Data developers can use the Batch Processing service to process data through scheduling workflows. For more information, see Batch Data Processing Overview.


Resource Application Scenario

Two resources are required to run a batch data service: Batch Processing - Queue and Batch Processing - Container.

Batch Processing - Queue

When Hive and Spark interpreters are used to process data for offline analysis tasks, the interpreter uses the default queue resource for data query and processing, and tasks cannot be controlled and resources cannot be managed. If you need to run data query and processing tasks that require high resources, you need to apply for the Batch Processing - Queue resource and configure the resource name in the notebook.

Note

The maximum number of resource instances that can be applied for under each OU is 3.

Resource Specification

The Batch Processing - Queue resource can be requested based on the computing unit (CU). If the jobs require higher CPU usage, choose the Computing-Intensive specification. If the jobs require higher memory usage, choose the Memory-Intensive specification.

Specification Allocated Resources
Computing-Intensive 1 CU = 1 Core CPU + 2 GB Memory. Available options are 2 - 5000 CU by default.
Memory-Intensive 1 CU = 1 Core CPU + 4 GB Memory. Available options are 4 - 5000 CU by default.

Batch Processing - Container

To run big data analysis tasks using the batch processing service, you need to apply for the Batch Processing - Container resource.

  • Design Mode: When you need to use batch script development capabilities, you need to request designmode resources in advance.
  • Running Mode: When you need to use data synchronization or batch data processing capabilities, you need to request run-time mode resources when running manual or periodic scheduling tasks.

Note

The maximum number of resource instances that can be applied for each resource type under each OU is 1.

Resource Specification

The Batch Processing - Container resource is caluclated in CUs, and different specifications correspond to different processing capabilities. The higher the specification in the same resource mode, the higher the processing efficiency, and the larger the amount of data processed per unit time.

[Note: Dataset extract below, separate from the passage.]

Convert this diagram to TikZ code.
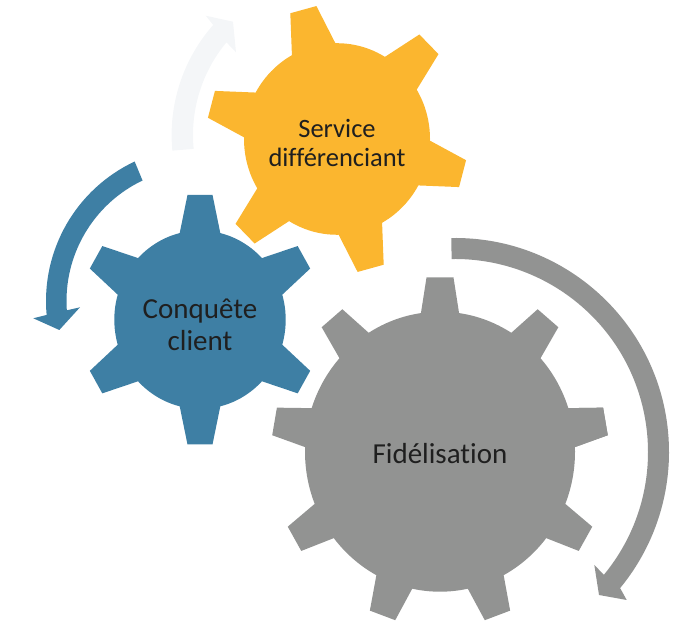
\documentclass[tikz,border=0pt]{standalone}
\usepackage{fontspec}
\setmainfont{Carlito}[Ligatures=NoCommon]
\definecolor{gearyellow}{HTML}{FBB62F}
\definecolor{gearblue}{HTML}{3E7FA4}
\definecolor{geargray}{HTML}{929392}
\definecolor{arrowpale}{HTML}{F4F6F8}
\definecolor{geartext}{HTML}{1F1F1F}
\tikzset{
	geartitle/.style={text=geartext, align=center, inner sep=0pt, font=\fontsize{29}{31.7}\selectfont}
}
\begin{document}
\begin{tikzpicture}[x=1pt,y=1pt]
		\useasboundingbox (0,0) rectangle (690,644);
		
		%Arrows
		\fill[arrowpale] ([shift={(185.4:166.4)}]338,509) arc[start angle=185.4,end angle=138.6,radius=166.4]
		-- (205.7,628.3) -- (233,622.3) -- (236,591.7)
		-- ([shift={(140.3:145)}]338,509) arc[start angle=140.3,end angle=185.5,radius=145] -- cycle;
		
		\fill[gearblue] ([shift={(115.1:154)}]200,343) arc[start angle=115.1,end angle=185.2,radius=154]
		-- (33.3,325.7) -- (59.3,314) -- (80,336.7)
		-- ([shift={(184:133.5)}]200,343) arc[start angle=184,end angle=115.5,radius=133.5] -- cycle;
		
		\fill[geargray] ([shift={(91:214)}]455,192) arc[start angle=91,end angle=-39.5,radius=214]
		-- (626.7,44) -- (599,49) -- (594.3,79)
		-- ([shift={(-39.5:193)}]455,192) arc[start angle=-39.5,end angle=91,radius=193] -- cycle;
		
		%Service gear
		\begin{scope}[shift={(337,505)},yscale=1.03]
		\fill[gearyellow] (0,0) circle (93);
		\foreach \a in {45,105,...,345}
		\fill[gearyellow,rotate=\a] (88,-23) -- (130,-13.5) -- (130,13.5) -- (88,23) -- cycle;
		\end{scope}
		
		%Conquete gear
		\begin{scope}[shift={(200,324.3)},yscale=1.04]
		\fill[gearblue] (0,0) circle (85.7);
		\foreach \a in {30,90,...,330}
		\fill[gearblue,rotate=\a] (80,-21) -- (120,-12.5) -- (120,12.5) -- (80,21) -- cycle;
		\end{scope}
		
		%Fidelisation gear
		\begin{scope}[shift={(440,192.3)},yscale=1.037]
		\fill[geargray] (0,0) circle (135);
		\foreach \a in {10,50,...,370}
		\fill[geargray,rotate=\a] (131,-19.5) -- (168,-13.5) -- (168,13.5) -- (131,19.5) -- cycle;
		\end{scope}
		
		%Labels
		\node (service) at (337,501) [geartitle, font=\fontsize{26.5}{29.5}\selectfont]{Service\\différenciant};
		\node (conquete) at (200,319) [geartitle]{Conquête\\client};
		\node (fidelisation) at (440,180) [geartitle, anchor=base]{Fidélisation};
		
\end{tikzpicture}
\end{document}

  • Design Mode: Container resources used for the execution and debugging of the corresponding script when developing functional modules for batch data processing scripts.
  • Runtime Mode: Container resources required by task nodes to run and schedule (both periodic and immediate) for batch data processing or data synchronization functions.

Design Mode Specification

Specification Description
CU 1 CU = 1 Core CPU + 2 GB Memory. Available options are 1 - 5000 CU by default.

Runtime Mode Specification

Specification Description
CU 1 CU = 1 Core CPU + 2 GB Memory. Available options are 1 - 5000 CU by default.